Por Eugenio Fernández Vázquez/ Hay veces en que, más que la historia en sí, lo que importa es el recorrido que permite, y eso es lo que vale la pena de Emilia y su globo rojo. El argumento es sencillísimo. Como indica el título, Emilia encuentra un globo rojo, que quedó atado en una farola de la Ciudad de México. Lo lleva a casa y lo cuida, pero lo pierde a manos de un bully de su colonia, hasta que más tarde lo recupera. No hay más, pero eso permite a Esmeralda Peralta, directora artística y coautora, con Leticia Negrete, del libreto de la obra, dar un paseo por la Ciudad de México muy entrañable, en el que los niños pasan un muy buen rato.

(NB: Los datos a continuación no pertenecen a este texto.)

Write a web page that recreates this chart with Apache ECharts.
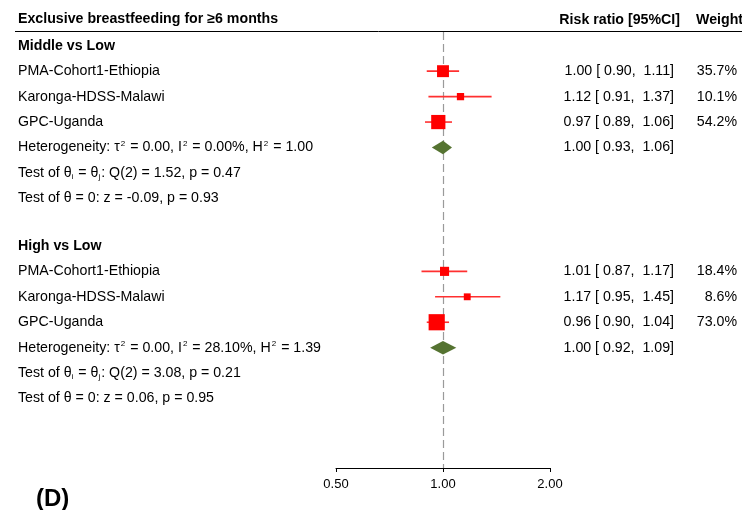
<!DOCTYPE html>
<html><head><meta charset="utf-8">
<script src="https://cdn.jsdelivr.net/npm/echarts@6/dist/echarts.min.js"></script>
<style>html,body{margin:0;padding:0;background:#fff}#c{width:742px;height:510px}</style>
</head><body><div id="c"></div>
<script>
// ---------- data ----------
const title = 'Exclusive breastfeeding for \u22656 months';
const colHeaders = ['Risk ratio [95%CI]', 'Weight'];
const panelLabel = '(D)';
const groups = ['Middle vs Low', 'High vs Low'];
const studies = ['PMA-Cohort1-Ethiopia', 'Karonga-HDSS-Malawi', 'GPC-Uganda'];
const rrMiddle = [1.00, 1.12, 0.97];
const loMiddle = [0.90, 0.91, 0.89];
const hiMiddle = [1.11, 1.37, 1.06];
const wMiddle = [35.7, 10.1, 54.2];
const rrHigh = [1.01, 1.17, 0.96];
const loHigh = [0.87, 0.95, 0.90];
const hiHigh = [1.17, 1.45, 1.04];
const wHigh = [18.4, 8.6, 73.0];
const pooledRR = [1.00, 1.00];
const pooledLo = [0.93, 0.92];
const pooledHi = [1.06, 1.09];
const tau2 = [0.00, 0.00];
const I2 = [0.00, 28.10];
const H2 = [1.00, 1.39];
const Qdf = [2, 2];
const Qstat = [1.52, 3.08];
const Qp = [0.47, 0.21];
const Zstat = [-0.09, 0.06];
const Zp = [0.93, 0.95];
const nullValue = 1;
const xMin = 0.5, xMax = 2;

// ---------- layout ----------
const FONT = '"Liberation Sans", Arial, Helvetica, sans-serif';
const FS = 14.2;
const groupOffset = [0, 7.87];
const X_LEFT = 18, X_RR = 674, X_W = 737;

const rr = [rrMiddle, rrHigh], lo = [loMiddle, loHigh], hi = [hiMiddle, hiHigh], wt = [wMiddle, wHigh];

const studyData = [], pooledData = [], textRows = [];
const f2 = v => v.toFixed(2);
groups.forEach((g, gi) => {
  const base = groupOffset[gi];
  textRows.push({row: base, left: g, bold: true});
  studies.forEach((s, si) => {
    const row = base + 1 + si;
    studyData.push([rr[gi][si], row, lo[gi][si], hi[gi][si], wt[gi][si]]);
    textRows.push({row, left: s,
      rr: `${f2(rr[gi][si])} [ ${f2(lo[gi][si])},  ${f2(hi[gi][si])}]`,
      w: `${wt[gi][si].toFixed(1)}%`});
  });
  pooledData.push([pooledRR[gi], base + 4, pooledLo[gi], pooledHi[gi]]);
  textRows.push({row: base + 4, rich: true,
    left: `{n|Heterogeneity: \u03c4}{sup|2}{n| = ${f2(tau2[gi])}, I}{sup|2}{n| = ${f2(I2[gi])}%, H}{sup|2}{n| = ${f2(H2[gi])}}`,
    rr: `${f2(pooledRR[gi])} [ ${f2(pooledLo[gi])},  ${f2(pooledHi[gi])}]`});
  textRows.push({row: base + 5, rich: true,
    left: `{n|Test of \u03b8}{sub|i}{n| = \u03b8}{sub|j}{n|: Q(${Qdf[gi]}) = ${f2(Qstat[gi])}, p = ${f2(Qp[gi])}}`});
  textRows.push({row: base + 6,
    left: `Test of \u03b8 = 0: z = ${f2(Zstat[gi])}, p = ${f2(Zp[gi])}`});
});

const rich = {
  n: {fontSize: FS, fontFamily: FONT, color: '#000', lineHeight: 16},
  sup: {fontSize: 8, fontFamily: FONT, color: '#000', verticalAlign: 'top', padding: [0, 1, 0, 1]},
  sub: {fontSize: 8, fontFamily: FONT, color: '#000', verticalAlign: 'bottom', padding: [0, 1, 0, 0]}
};

const chart = echarts.init(document.getElementById('c'), null, {renderer: 'canvas'});
chart.setOption({
  animation: false,
  backgroundColor: '#fff',
  textStyle: {fontFamily: FONT},
  grid: {left: 336, right: 192, top: 32, bottom: 42},
  xAxis: {
    type: 'log', logBase: 2, min: xMin, max: xMax, position: 'bottom',
    axisLine: {show: true, onZero: false, lineStyle: {color: '#000', width: 1}},
    axisTick: {show: true, length: 4, lineStyle: {color: '#000'}},
    axisLabel: {color: '#000', fontSize: 13, fontFamily: FONT, margin: 10, formatter: v => Number(v).toFixed(2)},
    splitLine: {show: false}, minorTick: {show: false}
  },
  yAxis: {type: 'value', inverse: true, min: -0.54, max: 16.6, show: false},
  graphic: [
    {type: 'text', left: X_LEFT, top: 12, style: {text: title, font: `bold ${FS}px ${FONT}`, fill: '#000'}},
    {type: 'text', x: 680, y: 20, style: {text: colHeaders[0], font: `bold ${FS}px ${FONT}`, fill: '#000', align: 'right', verticalAlign: 'middle'}},
    {type: 'text', x: 696, y: 20, style: {text: colHeaders[1], font: `bold ${FS}px ${FONT}`, fill: '#000', align: 'left', verticalAlign: 'middle'}},
    {type: 'line', shape: {x1: 15, y1: 31.5, x2: 742, y2: 31.5}, style: {stroke: '#000', lineWidth: 1}},
    {type: 'text', x: 36, y: 499, style: {text: panelLabel, font: `bold 24px ${FONT}`, fill: '#000', verticalAlign: 'middle'}}
  ],
  series: [
    {
      type: 'custom', name: 'nullLine', clip: false, silent: true, z: 1,
      data: [],
      renderItem: () => null,
      markLine: {
        silent: true, symbol: 'none', label: {show: false}, z: 1,
        lineStyle: {color: '#9a9a9a', type: [8, 4], width: 1.2},
        data: [{xAxis: nullValue}]
      }
    },
    {
      type: 'custom', name: 'studies', clip: false,
      data: studyData,
      encode: {x: [0, 2, 3], y: 1},
      renderItem: (params, api) => {
        const c = api.coord([api.value(0), api.value(1)]);
        const l = api.coord([api.value(2), api.value(1)]);
        const h = api.coord([api.value(3), api.value(1)]);
        const s = 2 + 1.66 * Math.sqrt(api.value(4));
        return {type: 'group', children: [
          {type: 'line', shape: {x1: l[0], y1: c[1], x2: h[0], y2: c[1]}, style: {stroke: '#ff3030', lineWidth: 1.6}},
          {type: 'rect', shape: {x: c[0] - s / 2, y: c[1] - s / 2, width: s, height: s}, style: {fill: '#ff0000'}}
        ]};
      },
      z: 3
    },
    {
      type: 'custom', name: 'pooled', clip: false,
      data: pooledData,
      encode: {x: [0, 2, 3], y: 1},
      renderItem: (params, api) => {
        const c = api.coord([api.value(0), api.value(1)]);
        const l = api.coord([api.value(2), api.value(1)]);
        const h = api.coord([api.value(3), api.value(1)]);
        const hh = 6.8;
        return {type: 'polygon', shape: {points: [[l[0], c[1]], [c[0], c[1] - hh], [h[0], c[1]], [c[0], c[1] + hh]]},
          style: {fill: '#557331'}};
      },
      z: 4
    },
    {
      type: 'custom', name: 'text', clip: false, silent: true,
      data: textRows.map(r => [1, r.row]),
      encode: {x: 0, y: 1},
      renderItem: (params, api) => {
        const r = textRows[params.dataIndex];
        const y = api.coord([1, api.value(1)])[1];
        const kids = [];
        if (r.rich) {
          kids.push({type: 'text', x: X_LEFT, y, style: {text: r.left, rich, align: 'left', verticalAlign: 'middle'}});
        } else {
          kids.push({type: 'text', x: X_LEFT, y, style: {text: r.left, font: `${r.bold ? 'bold ' : ''}${FS}px ${FONT}`, fill: '#000', align: 'left', verticalAlign: 'middle'}});
        }
        if (r.rr) kids.push({type: 'text', x: X_RR, y, style: {text: r.rr, font: `${FS}px ${FONT}`, fill: '#000', align: 'right', verticalAlign: 'middle'}});
        if (r.w) kids.push({type: 'text', x: X_W, y, style: {text: r.w, font: `${FS}px ${FONT}`, fill: '#000', align: 'right', verticalAlign: 'middle'}});
        return {type: 'group', children: kids};
      }
    }
  ]
});
</script></body></html>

Una escenografía muy bella, que reproduce las texturas de acuarela y el trazo juguetón de muchos libros infantiles, marca el tono de la estética de todos los personajes que de ella se desprenden para acompañar a Emilia. Ahí están, siempre de gris aunque no dejen nunca de brillar, el paletero y el barrendero, con sus campanas; los altavoces del vendedor de tamales oaxaqueños y de la chica que pide colchones, refrigeradores, estufas y toda clase de fierro viejo que vendan, y el camotero y el señor de los globos con sus silbatos.

Entre todos, traen a escena la ciudad completa, y ayudan a los niños a dar forma definida a cantos y sonidos que en el día a día se pierden. Eso es en gran parte lo que busca la obra, y lo logra muy bien. Trae al primer plano esa otra dimensión de la Ciudad de México, más humana y más cotidiana, que recorremos todos los días pero que a veces queda oculta y opacada por la estridencia de las luces de autos y microbuses, y por sus claxonazos. Con ello pone ante los niños la ciudad que viven y que los rodea.

La música original de Íker Madrid y el uso de recursos muy variados -desde la proyección de un fragmento de una vieja caricatura, hasta un divertido número musical a cargo de los gatos del vecindario- ayudan a que los niños no se impacienten y, al contrario, rían y disfruten esa hora de estar sentados y quietos.

Para los adultos, en cambio, lo que más se disfruta está fuera del escenario, en las butacas. El teatro infantil, y sobre todo sus espectadores más pequeños, tienen regalos ocultos para los grandes. Ver el asombro y la maravilla de los niños es un placer, y esta otra forma de ir al teatro, en la que se relaja un poco la barrera que separa al público y a los actores, es una bocanada de aire fresco. Los suspiros, los aplausos y algún llanto sorprendido por alguna desgracia en escena, son todos muy bienvenidos en un momento en que tanta falta nos hace el contacto con los demás y con nosotros mismos, en el que hay que rescatar la capacidad de maravillarse.